* _Stated task_
Set the listing down unchanged, minus every embedded image.

* _Provided material_
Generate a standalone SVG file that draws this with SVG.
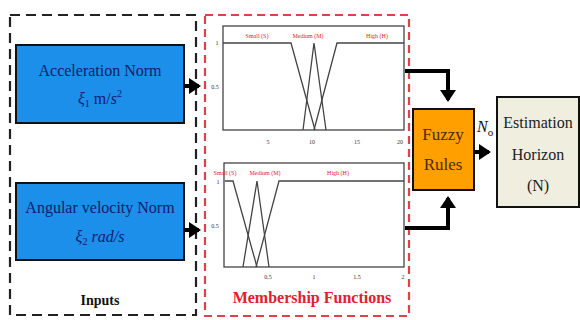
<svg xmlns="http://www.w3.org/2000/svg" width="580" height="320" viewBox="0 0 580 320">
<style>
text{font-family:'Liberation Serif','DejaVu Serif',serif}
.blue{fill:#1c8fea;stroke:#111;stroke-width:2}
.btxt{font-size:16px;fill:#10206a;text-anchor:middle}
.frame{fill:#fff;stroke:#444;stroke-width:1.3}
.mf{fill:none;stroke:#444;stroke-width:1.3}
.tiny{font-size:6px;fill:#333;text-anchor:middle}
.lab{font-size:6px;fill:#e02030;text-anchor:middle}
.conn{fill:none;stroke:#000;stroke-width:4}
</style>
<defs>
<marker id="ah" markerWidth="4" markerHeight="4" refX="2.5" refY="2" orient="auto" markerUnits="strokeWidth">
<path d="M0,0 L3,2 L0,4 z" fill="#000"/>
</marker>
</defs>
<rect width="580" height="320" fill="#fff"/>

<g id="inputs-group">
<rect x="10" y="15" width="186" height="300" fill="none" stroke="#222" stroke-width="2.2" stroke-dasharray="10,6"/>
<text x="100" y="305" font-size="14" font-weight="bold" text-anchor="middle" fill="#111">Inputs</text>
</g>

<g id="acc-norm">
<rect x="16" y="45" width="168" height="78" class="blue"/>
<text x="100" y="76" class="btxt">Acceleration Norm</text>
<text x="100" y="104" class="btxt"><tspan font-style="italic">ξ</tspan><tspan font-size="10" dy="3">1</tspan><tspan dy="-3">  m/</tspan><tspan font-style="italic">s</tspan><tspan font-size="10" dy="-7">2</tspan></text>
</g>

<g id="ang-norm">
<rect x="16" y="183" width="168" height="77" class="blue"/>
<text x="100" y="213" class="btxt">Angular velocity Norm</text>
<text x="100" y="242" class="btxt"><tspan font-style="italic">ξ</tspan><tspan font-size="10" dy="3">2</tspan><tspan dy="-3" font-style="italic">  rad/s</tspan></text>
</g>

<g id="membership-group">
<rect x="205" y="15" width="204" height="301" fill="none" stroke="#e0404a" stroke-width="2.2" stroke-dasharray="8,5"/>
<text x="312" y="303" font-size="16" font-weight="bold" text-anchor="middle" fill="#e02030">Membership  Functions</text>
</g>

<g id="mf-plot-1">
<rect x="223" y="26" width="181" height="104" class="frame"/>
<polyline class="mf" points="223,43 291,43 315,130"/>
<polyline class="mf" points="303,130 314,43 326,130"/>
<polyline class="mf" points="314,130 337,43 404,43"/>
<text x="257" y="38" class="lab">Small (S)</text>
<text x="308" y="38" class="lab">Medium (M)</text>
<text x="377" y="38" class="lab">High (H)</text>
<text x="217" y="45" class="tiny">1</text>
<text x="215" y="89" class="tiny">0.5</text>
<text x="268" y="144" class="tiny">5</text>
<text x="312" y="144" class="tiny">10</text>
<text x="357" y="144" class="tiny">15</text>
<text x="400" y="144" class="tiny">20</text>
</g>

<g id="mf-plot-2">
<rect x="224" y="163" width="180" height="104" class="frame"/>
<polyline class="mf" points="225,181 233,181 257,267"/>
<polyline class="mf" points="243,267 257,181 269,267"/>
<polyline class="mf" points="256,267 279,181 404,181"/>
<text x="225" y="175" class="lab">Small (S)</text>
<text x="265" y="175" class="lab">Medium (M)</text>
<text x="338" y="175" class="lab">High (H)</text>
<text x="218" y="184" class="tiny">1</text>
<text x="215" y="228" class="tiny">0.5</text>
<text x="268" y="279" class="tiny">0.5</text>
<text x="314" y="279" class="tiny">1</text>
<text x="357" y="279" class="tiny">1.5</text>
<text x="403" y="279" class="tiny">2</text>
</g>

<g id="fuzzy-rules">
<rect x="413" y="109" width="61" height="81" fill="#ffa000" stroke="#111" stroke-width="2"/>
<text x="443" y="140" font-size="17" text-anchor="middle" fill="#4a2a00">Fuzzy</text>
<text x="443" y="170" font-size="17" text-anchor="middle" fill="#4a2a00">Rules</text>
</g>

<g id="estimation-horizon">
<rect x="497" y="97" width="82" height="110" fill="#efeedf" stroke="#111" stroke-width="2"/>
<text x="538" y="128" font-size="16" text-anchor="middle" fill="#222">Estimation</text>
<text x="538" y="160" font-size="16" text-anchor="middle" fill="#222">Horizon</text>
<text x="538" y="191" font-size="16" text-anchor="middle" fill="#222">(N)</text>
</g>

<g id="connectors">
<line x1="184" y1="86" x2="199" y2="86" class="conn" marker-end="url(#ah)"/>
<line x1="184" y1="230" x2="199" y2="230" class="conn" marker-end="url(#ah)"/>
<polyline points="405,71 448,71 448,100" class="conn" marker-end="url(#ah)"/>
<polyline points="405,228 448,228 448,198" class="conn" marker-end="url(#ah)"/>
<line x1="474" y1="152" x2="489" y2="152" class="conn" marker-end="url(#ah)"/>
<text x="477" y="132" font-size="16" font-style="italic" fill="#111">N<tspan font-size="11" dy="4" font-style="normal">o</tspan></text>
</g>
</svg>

* _Answer for the task_
Generate a standalone SVG file that draws this with SVG.
<svg xmlns="http://www.w3.org/2000/svg" width="580" height="320" viewBox="0 0 580 320">
<style>
text{font-family:'Liberation Serif','DejaVu Serif',serif}
.blue{fill:#1c8fea;stroke:#111;stroke-width:2}
.btxt{font-size:16px;fill:#10206a;text-anchor:middle}
.frame{fill:#fff;stroke:#444;stroke-width:1.3}
.mf{fill:none;stroke:#444;stroke-width:1.3}
.tiny{font-size:6px;fill:#333;text-anchor:middle}
.lab{font-size:6px;fill:#e02030;text-anchor:middle}
.conn{fill:none;stroke:#000;stroke-width:4}
</style>
<defs>
<marker id="ah" markerWidth="4" markerHeight="4" refX="2.5" refY="2" orient="auto" markerUnits="strokeWidth">
<path d="M0,0 L3,2 L0,4 z" fill="#000"/>
</marker>
</defs>
<rect width="580" height="320" fill="#fff"/>

<g id="inputs-group">
<rect x="10" y="15" width="186" height="300" fill="none" stroke="#222" stroke-width="2.2" stroke-dasharray="10,6"/>
<text x="100" y="305" font-size="14" font-weight="bold" text-anchor="middle" fill="#111">Inputs</text>
</g>

<g id="acc-norm">
<rect x="16" y="45" width="168" height="78" class="blue"/>
<text x="100" y="76" class="btxt">Acceleration Norm</text>
<text x="100" y="104" class="btxt"><tspan font-style="italic">ξ</tspan><tspan font-size="10" dy="3">1</tspan><tspan dy="-3">  m/</tspan><tspan font-style="italic">s</tspan><tspan font-size="10" dy="-7">2</tspan></text>
</g>

<g id="ang-norm">
<rect x="16" y="183" width="168" height="77" class="blue"/>
<text x="100" y="213" class="btxt">Angular velocity Norm</text>
<text x="100" y="242" class="btxt"><tspan font-style="italic">ξ</tspan><tspan font-size="10" dy="3">2</tspan><tspan dy="-3" font-style="italic">  rad/s</tspan></text>
</g>

<g id="membership-group">
<rect x="205" y="15" width="204" height="301" fill="none" stroke="#e0404a" stroke-width="2.2" stroke-dasharray="8,5"/>
<text x="312" y="303" font-size="16" font-weight="bold" text-anchor="middle" fill="#e02030">Membership  Functions</text>
</g>

<g id="mf-plot-1">
<rect x="223" y="26" width="181" height="104" class="frame"/>
<polyline class="mf" points="223,43 291,43 315,130"/>
<polyline class="mf" points="303,130 314,43 326,130"/>
<polyline class="mf" points="314,130 337,43 404,43"/>
<text x="257" y="38" class="lab">Small (S)</text>
<text x="308" y="38" class="lab">Medium (M)</text>
<text x="377" y="38" class="lab">High (H)</text>
<text x="217" y="45" class="tiny">1</text>
<text x="215" y="89" class="tiny">0.5</text>
<text x="268" y="144" class="tiny">5</text>
<text x="312" y="144" class="tiny">10</text>
<text x="357" y="144" class="tiny">15</text>
<text x="400" y="144" class="tiny">20</text>
</g>

<g id="mf-plot-2">
<rect x="224" y="163" width="180" height="104" class="frame"/>
<polyline class="mf" points="225,181 233,181 257,267"/>
<polyline class="mf" points="243,267 257,181 269,267"/>
<polyline class="mf" points="256,267 279,181 404,181"/>
<text x="225" y="175" class="lab">Small (S)</text>
<text x="265" y="175" class="lab">Medium (M)</text>
<text x="338" y="175" class="lab">High (H)</text>
<text x="218" y="184" class="tiny">1</text>
<text x="215" y="228" class="tiny">0.5</text>
<text x="268" y="279" class="tiny">0.5</text>
<text x="314" y="279" class="tiny">1</text>
<text x="357" y="279" class="tiny">1.5</text>
<text x="403" y="279" class="tiny">2</text>
</g>

<g id="fuzzy-rules">
<rect x="413" y="109" width="61" height="81" fill="#ffa000" stroke="#111" stroke-width="2"/>
<text x="443" y="140" font-size="17" text-anchor="middle" fill="#4a2a00">Fuzzy</text>
<text x="443" y="170" font-size="17" text-anchor="middle" fill="#4a2a00">Rules</text>
</g>

<g id="estimation-horizon">
<rect x="497" y="97" width="82" height="110" fill="#efeedf" stroke="#111" stroke-width="2"/>
<text x="538" y="128" font-size="16" text-anchor="middle" fill="#222">Estimation</text>
<text x="538" y="160" font-size="16" text-anchor="middle" fill="#222">Horizon</text>
<text x="538" y="191" font-size="16" text-anchor="middle" fill="#222">(N)</text>
</g>

<g id="connectors">
<line x1="184" y1="86" x2="199" y2="86" class="conn" marker-end="url(#ah)"/>
<line x1="184" y1="230" x2="199" y2="230" class="conn" marker-end="url(#ah)"/>
<polyline points="405,71 448,71 448,100" class="conn" marker-end="url(#ah)"/>
<polyline points="405,228 448,228 448,198" class="conn" marker-end="url(#ah)"/>
<line x1="474" y1="152" x2="489" y2="152" class="conn" marker-end="url(#ah)"/>
<text x="477" y="132" font-size="16" font-style="italic" fill="#111">N<tspan font-size="11" dy="4" font-style="normal">o</tspan></text>
</g>
</svg>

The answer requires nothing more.